▶ _Work required_: Leave out the pictures, and write out exactly the lines from the beginning of the material to the line holding "w.set_clip_on(False)", that line included, and nothing else.
╭─ Stored data
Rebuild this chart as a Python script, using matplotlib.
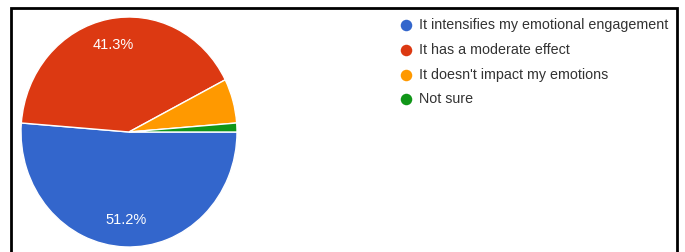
import matplotlib
matplotlib.use("Agg")
import matplotlib.pyplot as plt

plt.rcParams['font.family'] = ['Liberation Sans', 'DejaVu Sans']

# responses (n = 80)
labels = ["It intensifies my emotional engagement", "It has a moderate effect",
          "It doesn't impact my emotions", "Not sure"]
counts = [41, 33, 5, 1]
pct_labels = ["51.2%", "41.3%", "", ""]  # as shown on the chart (small slices unlabeled)
colors = ["#3366CC", "#DC3912", "#FF9900", "#109618"]

W, H = 685, 252
fig = plt.figure(figsize=(W / 100, H / 100), dpi=100)

# pie (centre ~ (129,132) px, rx 108, ry 115)
cx, cy, rx, ry = 129, 132, 108, 115
ax = fig.add_axes([(cx - rx) / W, 1 - (cy + ry) / H, 2 * rx / W, 2 * ry / H])

wedges, texts, autotexts = ax.pie(counts, colors=colors, startangle=0, counterclock=False,
                                  autopct='%1.1f%%', pctdistance=0.77,
                                  wedgeprops=dict(edgecolor='white', linewidth=1.0),
                                  textprops=dict(color='white', fontsize=10.5))
for t, s in zip(autotexts, pct_labels):
    t.set_text(s)
ax.set_aspect('auto')
ax.set_xlim(-1, 1)
ax.set_ylim(-1, 1)
for w in wedges:
    w.set_clip_on(False)

# overlay in pixel coords: border + legend
ov = fig.add_axes([0, 0, 1, 1], facecolor='none')
ov.set_xlim(0, W)
ov.set_ylim(H, 0)
ov.axis('off')
ov.plot([11, 11, 677, 677], [H + 2, 8, 8, H + 2], color='black', lw=2, solid_joinstyle='miter')

leg_y = [25, 50, 75, 99]
for lab, col, y in zip(labels, colors, leg_y):
    ov.plot(406, y, 'o', color=col, markersize=8.3, markeredgewidth=0)
    ov.text(419, y, lab, fontsize=10.3, color='#333333', va='center', ha='left')

fig.savefig("out.png", dpi=100)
╰─
▶ _The output_:
Rebuild this chart as a Python script, using matplotlib.
import matplotlib
matplotlib.use("Agg")
import matplotlib.pyplot as plt

plt.rcParams['font.family'] = ['Liberation Sans', 'DejaVu Sans']

# responses (n = 80)
labels = ["It intensifies my emotional engagement", "It has a moderate effect",
          "It doesn't impact my emotions", "Not sure"]
counts = [41, 33, 5, 1]
pct_labels = ["51.2%", "41.3%", "", ""]  # as shown on the chart (small slices unlabeled)
colors = ["#3366CC", "#DC3912", "#FF9900", "#109618"]

W, H = 685, 252
fig = plt.figure(figsize=(W / 100, H / 100), dpi=100)

# pie (centre ~ (129,132) px, rx 108, ry 115)
cx, cy, rx, ry = 129, 132, 108, 115
ax = fig.add_axes([(cx - rx) / W, 1 - (cy + ry) / H, 2 * rx / W, 2 * ry / H])

wedges, texts, autotexts = ax.pie(counts, colors=colors, startangle=0, counterclock=False,
                                  autopct='%1.1f%%', pctdistance=0.77,
                                  wedgeprops=dict(edgecolor='white', linewidth=1.0),
                                  textprops=dict(color='white', fontsize=10.5))
for t, s in zip(autotexts, pct_labels):
    t.set_text(s)
ax.set_aspect('auto')
ax.set_xlim(-1, 1)
ax.set_ylim(-1, 1)
for w in wedges:
    w.set_clip_on(False)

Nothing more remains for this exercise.